§ **Stated task**
Starting from the top of the material, restate each line exactly until the line that contains "(title) at (65,75)", which is also copied. Pictures are excluded.

§ **Source data**
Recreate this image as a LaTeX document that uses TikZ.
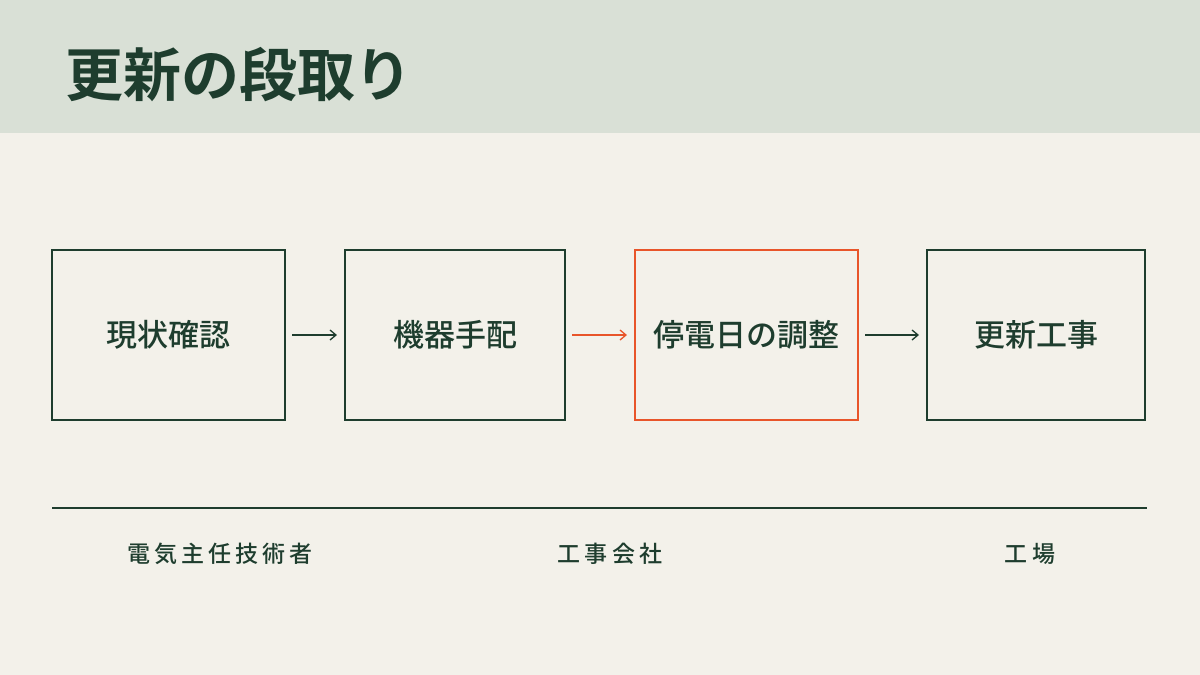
\documentclass[tikz,border=0pt]{standalone}
\usepackage{fontspec}
\setmainfont{Noto Sans CJK JP}
\newfontfamily\titlefont{Noto Sans CJK JP Bold}
\newfontfamily\boxfont{Noto Sans CJK JP Medium}
\newfontfamily\rolefont[LetterSpace=18]{Noto Sans CJK JP Medium}
\usetikzlibrary{arrows.meta}
\definecolor{mgreen}{RGB}{30,61,46}
\definecolor{morange}{RGB}{232,85,42}
\definecolor{mband}{RGB}{217,224,214}
\definecolor{mpaper}{RGB}{243,241,234}

\tikzset{
  stage/.style={draw=mgreen, line width=1.5pt, minimum width=233pt, minimum height=170pt, font=\boxfont\fontsize{31}{35}\selectfont, text=mgreen},
  flow/.style={-{Straight Barb[length=6pt,width=10pt]}, line width=1.3pt, draw=mgreen, shorten <=7pt, shorten >=8pt},
  role/.style={font=\rolefont\fontsize{23}{26}\selectfont, text=mgreen}
}

\begin{document}
\begin{tikzpicture}[y=-1pt, x=1pt, inner sep=0pt, outer sep=0pt]

% background
\fill[mpaper] (0,0) rectangle (1200,675);
\fill[mband] (0,0) rectangle (1200,133);
\useasboundingbox (0,0) rectangle (1200,675);

% title
\node[anchor=west, text=mgreen, font=\titlefont\fontsize{58}{62}\selectfont] (title) at (65,75) {更新の段取り};

% stages
\node[stage] (survey) at (168.5,335) {現状確認};
\node[stage, minimum width=220pt] (order) at (455,335) {機器手配};
\node[stage, draw=morange, minimum width=223pt] (outage) at (746.5,335) {停電日の調整};
\node[stage, minimum width=218pt] (work) at (1036,335) {更新工事};

\draw[flow] (survey) -- (order);
\draw[flow, draw=morange] (order) -- (outage);
\draw[flow] (outage) -- (work);

% roles
\coordinate (lineL) at (52,508);
\coordinate (lineR) at (1147,508);
\draw[mgreen, line width=1.2pt] (lineL) -- (lineR);

\node[role] (engineer) at (220,554) {電気主任技術者};
\node[role] (contractor) at (610,554) {工事会社};
\node[role] (plant) at (1030,554) {工場};

\end{tikzpicture}
\end{document}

§ **Response for this exercise**
Recreate this image as a LaTeX document that uses TikZ.
\documentclass[tikz,border=0pt]{standalone}
\usepackage{fontspec}
\setmainfont{Noto Sans CJK JP}
\newfontfamily\titlefont{Noto Sans CJK JP Bold}
\newfontfamily\boxfont{Noto Sans CJK JP Medium}
\newfontfamily\rolefont[LetterSpace=18]{Noto Sans CJK JP Medium}
\usetikzlibrary{arrows.meta}
\definecolor{mgreen}{RGB}{30,61,46}
\definecolor{morange}{RGB}{232,85,42}
\definecolor{mband}{RGB}{217,224,214}
\definecolor{mpaper}{RGB}{243,241,234}

\tikzset{
  stage/.style={draw=mgreen, line width=1.5pt, minimum width=233pt, minimum height=170pt, font=\boxfont\fontsize{31}{35}\selectfont, text=mgreen},
  flow/.style={-{Straight Barb[length=6pt,width=10pt]}, line width=1.3pt, draw=mgreen, shorten <=7pt, shorten >=8pt},
  role/.style={font=\rolefont\fontsize{23}{26}\selectfont, text=mgreen}
}

\begin{document}
\begin{tikzpicture}[y=-1pt, x=1pt, inner sep=0pt, outer sep=0pt]

% background
\fill[mpaper] (0,0) rectangle (1200,675);
\fill[mband] (0,0) rectangle (1200,133);
\useasboundingbox (0,0) rectangle (1200,675);

% title
\node[anchor=west, text=mgreen, font=\titlefont\fontsize{58}{62}\selectfont] (title) at (65,75) {更新の段取り};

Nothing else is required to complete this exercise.